The ICPM awarded C$15,000 to “A Quantity-Based Approach to Constructing Climate Risk Hedge Portfolios,” written by Georgij Alekseev of Palantir Technologies, Stefano Giglio of Yale University and Quinn Maingi, Julia Selgrad and Johannes Stroebel of New York University. Their paper proposes a new methodology to build portfolios that hedge the economic and financial risks from climate change.

“We introduce a quantity-based approach to hedging aggregate news about climate change and other macro risks,” the authors wrote. “Our quantity-based hedge portfolios outperform traditional approaches to hedging climate risks.”

The ICPM awarded another C$15,000 to “Counterproductive Sustainable Investing: The Impact Elasticity of Brown and Green Firms,” written by Samuel Hartzmark of Boston College and Kelly Shue of Yale University.
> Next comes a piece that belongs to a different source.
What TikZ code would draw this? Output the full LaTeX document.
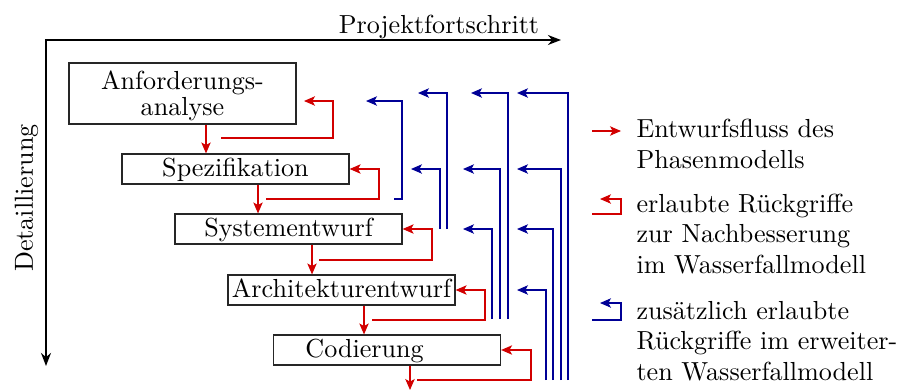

Hartzmark and Shue developed a new measure of impact elasticity, which they define as a firm’s change in environmental impact due to a change in its cost of capital.

“We show empirically that a reduction in financing costs for firms that are already green leads to small improvements in impact at best,” the authors wrote. “In contrast, increasing financing costs for brown firms leads to large negative changes in firm impact. Thus, sustainable investing that directs capital away from brown firms and toward green firms may be counterproductive, in that it makes brown firms more brown without making green firms more green.”

The organization also awarded honorable mentions to “Quantifying the Impact of Impact Investing” by MIT’s Andrew Lo and Peking University’s Ruixun Zhang, and to “How the Provision of Inflation Information Affects Pension Contributions: A Field Experiment,” by Pascal Büsing, Henning Cordes and Thomas Langer from the University of Münster.